To amplify productivity, organizations must remove unnecessary steps, integrate systems, and create space for deep work. Here are practical steps:


  1. Map and declutter. Conduct a tech and process audit. List every tool your team uses and every step in each workflow. Identify redundancies. Ask, “Does this step create value?” Eliminate or consolidate where possible. In my project, mapping revealed that duplicative status updates and long-form reports were relics from pre-digital processes. Once we streamlined, those steps disappeared.


  2. Design for integration and outcomes. Start with the outcome you want, whether that is clarity, speed, or accuracy, and map backward. Choose tools that integrate naturally or design processes that reduce duplication. In my project, the reporting process looked thorough but created duplication and frustration. By shifting from many fragmented updates to one integrated report, the team gained clarity and leadership had real visibility. The difference came from designing for the outcome, not adding more steps.


  3. Focus on human experience. Simplification is not just about technology. People lose focus when they are interrupted every few minutes. Create “focus hours” with no meetings or pings. Encourage employees to batch emails and disable non-critical notifications. Provide training on how to use AI tools effectively instead of letting them add to digital clutter. In my project, replacing individual forms with a single team-lead conversation created clarity without noise. The team walked away relieved, and leaders finally had information they could trust.


  4. Measure what matters. Shift metrics from hours worked to outcomes delivered. Track cycle time, error rates, and customer satisfaction. Use integrated dashboards to surface these metrics so managers make decisions based on real data. McKinsey notes that embedding AI and analytics requires changing processes, talent, and culture [2]. Make sure your metrics align with the behaviors you want.

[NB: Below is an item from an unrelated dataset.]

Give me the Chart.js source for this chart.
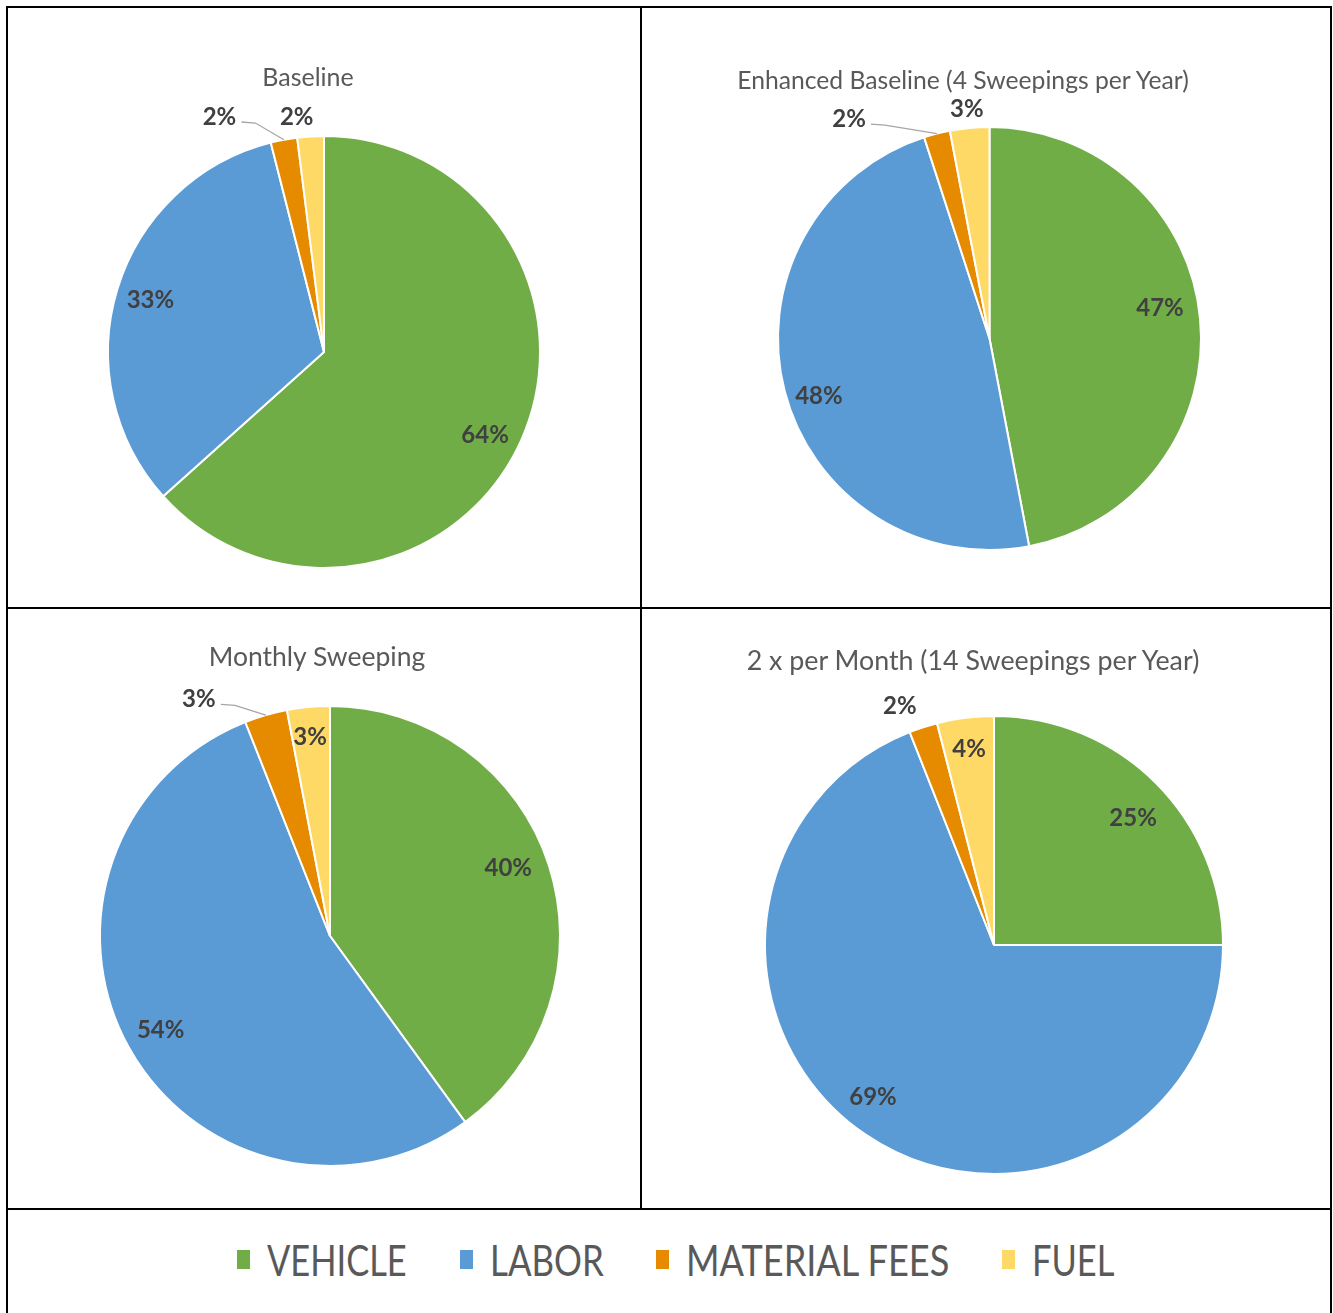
<!DOCTYPE html>
<html lang="en">
<head>
  <meta charset="UTF-8">
  <title>Sweeping cost breakdown</title>
  <style>
    body { margin: 0; background: #fff; font-family: Lato, "Open Sans", sans-serif; }
    #frame { position: relative; width: 1333px; height: 1313px; overflow: hidden; }
    .rule { position: absolute; background: #000; }
    .cell { position: absolute; }
    .cell canvas { position: absolute; left: 0; top: 0; }
    .title { position: absolute; width: 640px; text-align: center; color: #595959;
             line-height: 30px; white-space: nowrap; }
    .key { position: absolute; top: 1250px; width: 13px; height: 19px; }
    .key-text { position: absolute; top: 1237px; font-size: 42px; line-height: 46px; color: #595959;
                white-space: nowrap; transform-origin: 0 50%; }
  </style>
</head>
<body>
<div id="frame">
  <!-- grid rules -->
  <div class="rule" style="left:6px;top:6px;width:1326px;height:2px"></div>
  <div class="rule" style="left:6px;top:607px;width:1326px;height:2px"></div>
  <div class="rule" style="left:6px;top:1208px;width:1326px;height:2px"></div>
  <div class="rule" style="left:6px;top:6px;width:2px;height:1307px"></div>
  <div class="rule" style="left:640px;top:6px;width:2px;height:1204px"></div>
  <div class="rule" style="left:1330px;top:6px;width:2px;height:1307px"></div>

  <div class="cell" style="left:8px;top:8px;width:632px;height:599px"><canvas id="c0" width="632" height="599"></canvas></div>
  <div class="cell" style="left:642px;top:8px;width:688px;height:599px"><canvas id="c1" width="688" height="599"></canvas></div>
  <div class="cell" style="left:8px;top:609px;width:632px;height:599px"><canvas id="c2" width="632" height="599"></canvas></div>
  <div class="cell" style="left:642px;top:609px;width:688px;height:599px"><canvas id="c3" width="688" height="599"></canvas></div>

  <div class="title" style="left:-12px;top:61px;font-size:25px">Baseline</div>
  <div class="title" style="left:643px;top:65px;font-size:24.7px">Enhanced Baseline (4 Sweepings per Year)</div>
  <div class="title" style="left:-3px;top:641px;font-size:26.5px">Monthly Sweeping</div>
  <div class="title" style="left:653px;top:645px;font-size:26.8px">2 x per Month (14 Sweepings per Year)</div>

  <div id="legend"></div>
</div>

<script src="https://cdn.jsdelivr.net/npm/chart.js"></script>
<script>
  // cost categories and their slice colours
  const categories = ['VEHICLE', 'LABOR', 'MATERIAL FEES', 'FUEL'];
  const sliceColors = ['#70AD47', '#5B9BD5', '#E68A00', '#FFD966'];

  // percent share of each category per sweeping scenario
  const baseline = [64, 33, 2, 2];
  const enhancedBaseline = [47, 48, 2, 3];
  const monthlySweeping = [40, 54, 3, 3];
  const twicePerMonth = [25, 69, 2, 4];

  // label placement: angle (deg clockwise from top, null = slice middle), distance as share of radius
  const pies = [
    { id: 'c0', data: baseline, radius: 216, pad: { left: 100, right: 100, top: 128, bottom: 39 },
      places: [{ angle: 117, dist: 0.837 }, { angle: null, dist: 0.84 },
               { angle: 336.1, dist: 1.195, leader: true }, { angle: 353.4, dist: 1.10 }] },
    { id: 'c1', data: enhancedBaseline, radius: 211.5, pad: { left: 136, right: 129, top: 119, bottom: 57 },
      places: [{ angle: 79.5, dist: 0.82 }, { angle: 251.6, dist: 0.85 },
               { angle: 327.5, dist: 1.236, leader: true }, { angle: 354.4, dist: 1.095 }] },
    { id: 'c2', data: monthlySweeping, radius: 230, pad: { left: 92, right: 80, top: 97, bottom: 42 },
      places: [{ angle: 69, dist: 0.83 }, { angle: null, dist: 0.84 },
               { angle: 331.1, dist: 1.18, leader: true }, { angle: 354.3, dist: 0.874 }] },
    { id: 'c3', data: twicePerMonth, radius: 229, pad: { left: 123, right: 107, top: 107, bottom: 34 },
      places: [{ angle: 47.4, dist: 0.825 }, { angle: 218.7, dist: 0.845 },
               { angle: 338.6, dist: 1.126 }, { angle: 352.8, dist: 0.867 }] }
  ];

  // draws the percentage on each slice, with a leader line for pulled-out labels
  const sliceLabels = {
    id: 'sliceLabels',
    afterDatasetsDraw(chart, args, opts) {
      const ctx = chart.ctx;
      const meta = chart.getDatasetMeta(0);
      const values = chart.data.datasets[0].data;
      ctx.save();
      ctx.font = 'bold 24px Lato';
      ctx.fillStyle = '#404040';
      ctx.textAlign = 'center';
      ctx.textBaseline = 'middle';
      meta.data.forEach((arc, i) => {
        const p = opts.places[i];
        const mid = (arc.startAngle + arc.endAngle) / 2;
        const a = p.angle == null ? mid : p.angle * Math.PI / 180 - Math.PI / 2;
        const r = arc.outerRadius * p.dist;
        const x = arc.x + Math.cos(a) * r;
        const y = arc.y + Math.sin(a) * r;
        if (p.leader) {
          const ex = arc.x + Math.cos(mid) * arc.outerRadius;
          const ey = arc.y + Math.sin(mid) * arc.outerRadius;
          ctx.strokeStyle = '#a6a6a6';
          ctx.lineWidth = 1.3;
          ctx.beginPath();
          ctx.moveTo(x + 22, y + 6);
          ctx.lineTo(x + 36, y + 7);
          ctx.lineTo(ex, ey);
          ctx.stroke();
        }
        ctx.fillText(values[i] + '%', x, y + 1);
      });
      ctx.restore();
    }
  };

  pies.forEach(p => {
    new Chart(document.getElementById(p.id), {
      type: 'pie',
      data: {
        labels: categories,
        datasets: [{
          data: p.data,
          backgroundColor: sliceColors,
          borderColor: '#ffffff',
          borderWidth: 2,
          hoverOffset: 0
        }]
      },
      options: {
        responsive: false,
        animation: false,
        radius: p.radius,
        layout: { padding: p.pad },
        events: [],
        plugins: {
          legend: { display: false },
          tooltip: { enabled: false },
          title: { display: false },
          sliceLabels: { places: p.places }
        }
      },
      plugins: [sliceLabels]
    });
  });

  // shared legend under the grid
  const legendX = [237, 460, 656, 1002];
  const legendStretch = [0.82, 0.83, 0.86, 0.82];
  const legend = document.getElementById('legend');
  categories.forEach((name, i) => {
    const key = document.createElement('div');
    key.className = 'key';
    key.style.left = legendX[i] + 'px';
    key.style.background = sliceColors[i];
    legend.appendChild(key);
    const txt = document.createElement('div');
    txt.className = 'key-text';
    txt.style.left = (legendX[i] + 30) + 'px';
    txt.style.transform = 'scaleX(' + legendStretch[i] + ')';
    txt.textContent = name;
    legend.appendChild(txt);
  });
</script>
</body>
</html>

  5. Simplify governance. Complex approval chains and unclear ownership slow work. Use a simple RACI (Responsible, Accountable, Consulted, Informed) matrix to clarify roles. Remove unnecessary checkpoints. In the reporting reset I described earlier, we defined clear owners for each update and decision point. People no longer sent emails to a dozen colleagues “just in case”; they knew exactly who to involve.


Why it matters now

Flexible work is here to stay, but its promise is undermined by complexity. The average remote worker is slightly more productive because they reclaim commuting time, yet constant interruptions and tool sprawl threaten those gains [1]. Employees are eager to adopt AI and automation to streamline tasks, but those tools must be integrated into simplified processes. Otherwise, AI simply adds to the noise.


Leaders who embrace simplification will be better positioned to compete. They will reduce hidden labor costs, improve morale, and free teams to focus on innovation. In a time when budgets are tight and talent is scarce, streamlining operations is not just a nice-to-have, it is a strategic imperative.

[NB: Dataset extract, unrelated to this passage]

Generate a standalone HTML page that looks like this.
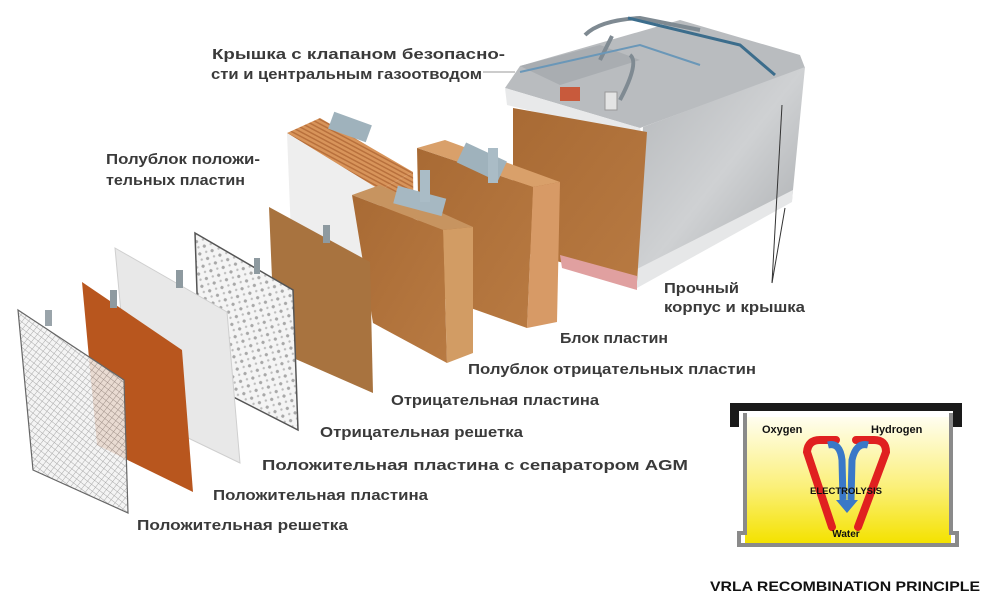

Your systems should make work easier, not harder. By simplifying processes and integrating tools, you amplify productivity, reduce stress, and create space for creativity. That is how you turn shorter days into smarter work.


Sources

[1] Eptura – “Rethinking productivity: 2025 Workplace Statistics.” Average workday is shorter, productivity is up, interruptions occur frequently, and tool overload is widespread.


[2] McKinsey – “Seven organizational trends that could shape energy and materials in 2025.” Lists process simplification, digital and AI adoption, and agile operating models as key levers for productivity improvements.